M. Philippe Josse a ensuite fait observer que la solidarité nationale finance, d'ores et déjà, 88 % des dépenses du Ffipsa. Pour trouver une solution à la situation structurellement déficitaire de ce fonds, trois approches sont possibles : considérer que le Ffipsa est un régime de protection sociale autonome qui, modulo les mécanismes de compensation, doit s'autofinancer, ce qui signifie un retour à l'équilibre par une augmentation des cotisations et une maîtrise des prestations ; estimer que s'agissant d'un régime de protection sociale comme un autre, il revient à l'ensemble des régimes de protection sociale de prendre en charge le déficit du Ffipsa grâce à une décision du législateur financier social en ce sens ; rappeler que le Ffipsa était auparavant un budget annexe équilibré grâce à une subvention budgétaire et que celle-ci, actuellement prévue « le cas échéant », s'impose à l'Etat en raison du caractère particulier du secteur agricole.

Les trois solutions ont leur justification, ce qui signifie que chacune des trois parties identifiées devra faire un effort, la difficulté étant évidemment de paramétrer celui-ci pour chacune.

Puis M. Philippe Josse est revenu sur le dispositif du comité d'alerte qui est une très bonne chose et qui pourrait être étendu, comme l'a annoncé le Premier ministre lors de la dernière conférence des finances publiques.

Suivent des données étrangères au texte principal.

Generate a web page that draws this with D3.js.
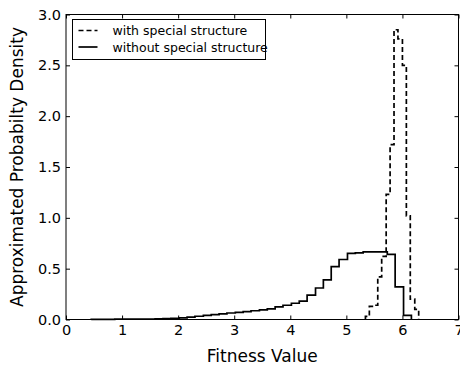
<!DOCTYPE html>
<html>
<head>
<meta charset="utf-8">
<script src="https://cdn.jsdelivr.net/npm/d3@7/dist/d3.min.js"></script>
<style>
  body { margin: 0; background: #fff; }
  text { font-family: "DejaVu Sans", sans-serif; fill: #000; }
</style>
</head>
<body>
<svg id="chart" width="460" height="365"></svg>
<script>
// bin edges and densities
var withEdges = [5.34, 5.41, 5.49, 5.56, 5.63, 5.71, 5.78, 5.85, 5.92, 6.00, 6.07, 6.14, 6.22, 6.29];
var withDensity = [0.03, 0.13, 0.14, 0.42, 0.62, 1.23, 1.72, 2.85, 2.76, 2.50, 1.02, 0.20, 0.10];

var withoutEdges = [0.45, 0.59, 0.73, 0.87, 1.02, 1.16, 1.30, 1.45, 1.59, 1.73,
                    1.87, 2.02, 2.16, 2.30, 2.45, 2.59, 2.73, 2.87, 3.02, 3.16,
                    3.30, 3.45, 3.59, 3.73, 3.87, 4.02, 4.16, 4.30, 4.45, 4.59,
                    4.73, 4.87, 5.02, 5.16, 5.30, 5.45, 5.59, 5.73, 5.87, 6.02, 6.16];
var withoutDensity = [0.002, 0.002, 0.002, 0.003, 0.003, 0.004, 0.004, 0.005, 0.006, 0.008,
                      0.011, 0.016, 0.024, 0.032, 0.040, 0.048, 0.056, 0.064, 0.071, 0.078,
                      0.086, 0.094, 0.104, 0.125, 0.14, 0.16, 0.18, 0.24, 0.31, 0.39,
                      0.52, 0.59, 0.65, 0.655, 0.665, 0.665, 0.665, 0.64, 0.32, 0.04];

var xTicks = [0, 1, 2, 3, 4, 5, 6, 7];
var yTicks = [0, 0.5, 1.0, 1.5, 2.0, 2.5, 3.0];
var legendLabels = ["with special structure", "without special structure"];

var svg = d3.select("#chart");
var margin = {left: 66, right: 1.5, top: 14.5, bottom: 45.5};
var W = 460, H = 365;

var x = d3.scaleLinear().domain([0, 7]).range([margin.left, W - margin.right]);
var y = d3.scaleLinear().domain([0, 3]).range([H - margin.bottom, margin.top]);

// turn bins into step points (starts and ends on the baseline)
function stepPoints(edges, vals) {
  var pts = [[edges[0], 0]];
  vals.forEach(function(v, i) { pts.push([edges[i], v]); });
  pts.push([edges[edges.length - 1], vals[vals.length - 1]]);
  pts.push([edges[edges.length - 1], 0]);
  return pts;
}

var line = d3.line()
  .x(d => x(d[0]))
  .y(d => y(d[1]))
  .curve(d3.curveStepAfter);

svg.append("path")
  .datum(stepPoints(withoutEdges, withoutDensity))
  .attr("d", line)
  .attr("fill", "none")
  .attr("stroke", "#000")
  .attr("stroke-width", 1.7);

svg.append("path")
  .datum(stepPoints(withEdges, withDensity))
  .attr("d", line)
  .attr("fill", "none")
  .attr("stroke", "#000")
  .attr("stroke-width", 1.7)
  .attr("stroke-dasharray", "5,3");

// axes, ticks pointing inward on all four sides
function styleAxis(g) {
  g.select(".domain").remove();
  g.selectAll(".tick line").attr("stroke", "#000").attr("stroke-width", 1);
  g.selectAll(".tick text").style("font-size", "14.5px").style("font-family", "DejaVu Sans");
}

svg.append("g")
  .attr("transform", "translate(0," + y(0) + ")")
  .call(d3.axisBottom(x).tickValues(xTicks).tickFormat(d3.format("d")).tickSizeInner(-4).tickPadding(5))
  .call(styleAxis);

svg.append("g")
  .attr("transform", "translate(0," + y(3) + ")")
  .call(d3.axisTop(x).tickValues(xTicks).tickFormat("").tickSizeInner(-4))
  .call(styleAxis);

svg.append("g")
  .attr("transform", "translate(" + x(0) + ",0)")
  .call(d3.axisLeft(y).tickValues(yTicks).tickFormat(d3.format(".1f")).tickSizeInner(-4).tickPadding(5))
  .call(styleAxis);

svg.append("g")
  .attr("transform", "translate(" + x(7) + ",0)")
  .call(d3.axisRight(y).tickValues(yTicks).tickFormat("").tickSizeInner(-4))
  .call(styleAxis);

svg.append("rect")
  .attr("x", x(0)).attr("y", y(3))
  .attr("width", x(7) - x(0)).attr("height", y(0) - y(3))
  .attr("fill", "none").attr("stroke", "#000").attr("stroke-width", 1);

svg.append("text")
  .attr("x", (x(0) + x(7)) / 2).attr("y", 362)
  .attr("text-anchor", "middle")
  .style("font-size", "17px")
  .text("Fitness Value");

svg.append("text")
  .attr("transform", "translate(23," + (y(0) + y(3)) / 2 + ") rotate(-90)")
  .attr("text-anchor", "middle")
  .style("font-size", "17px")
  .text("Approximated Probabilty Density");

// legend
var lg = svg.append("g").attr("transform", "translate(72.5,19.5)");
lg.append("rect")
  .attr("width", 193).attr("height", 40)
  .attr("fill", "#fff").attr("stroke", "#000").attr("stroke-width", 1);

lg.selectAll(".entry")
  .data(legendLabels)
  .enter()
  .append("g")
  .attr("class", "entry")
  .attr("transform", (d, i) => "translate(0," + (11 + i * 16.5) + ")")
  .each(function(d, i) {
    var g = d3.select(this);
    g.append("line")
      .attr("x1", 6).attr("x2", 25)
      .attr("stroke", "#000").attr("stroke-width", 1.7)
      .attr("stroke-dasharray", i === 0 ? "5,3" : null);
    g.append("text")
      .attr("x", 40).attr("y", 4.5)
      .style("font-size", "12.5px")
      .text(d);
  });
</script>
</body>
</html>
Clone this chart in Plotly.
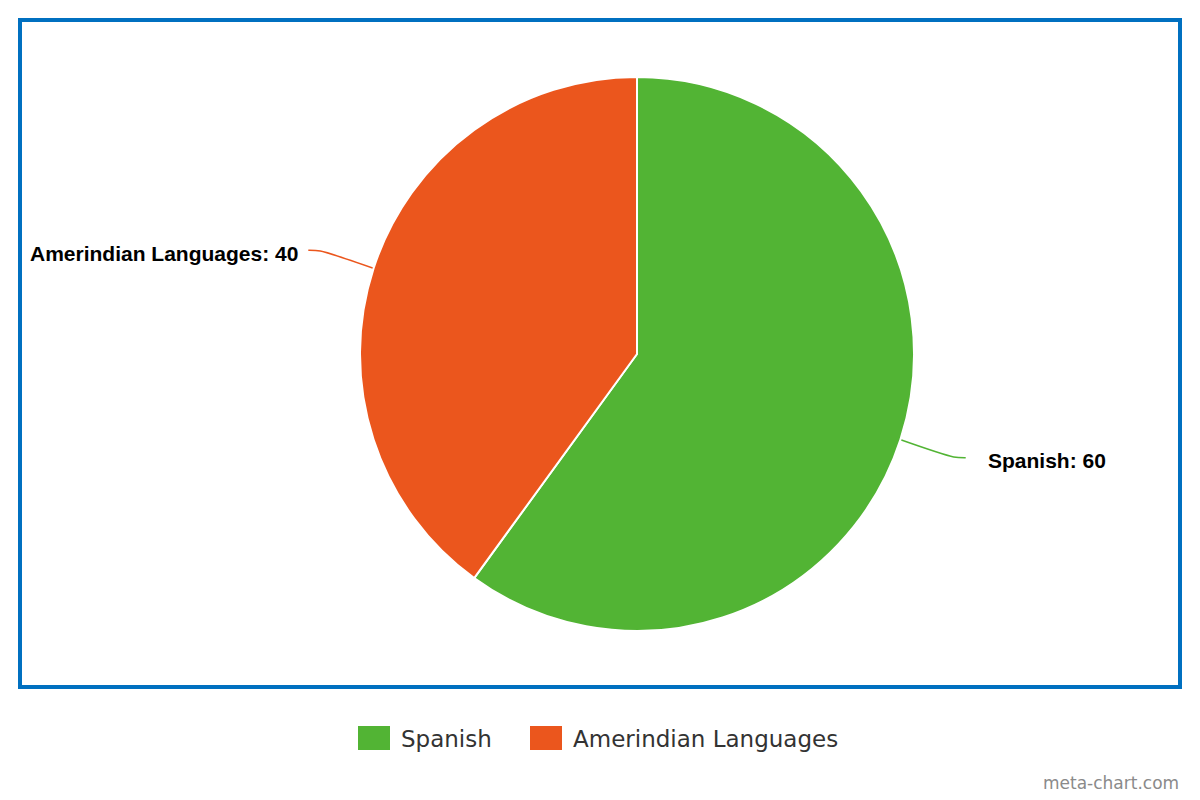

Il permet de concentrer l'attention sur la dépense et d'instruire les débats du Parlement.

Enfin, M. François Carayon a fourni quelques éléments de réflexion sur les exemples étrangers. Dans tous les pays, par exemple au Japon, on observe le souci permanent d'une vision d'ensemble et d'un pilotage global des finances publiques. La comparaison avec les pays étrangers fait partie des points inscrits dans la lettre de la mission actuellement menée par l'Inspection générale des affaires sociales (Igas) et l'Inspection générale des finances (IGF) sur le rapprochement entre budget de l'Etat et finances sociales. Par ailleurs, dans le cadre de l'examen par la Commission européenne des programmes de stabilité, des données globales standardisées existent pour chaque pays membre de l'Union.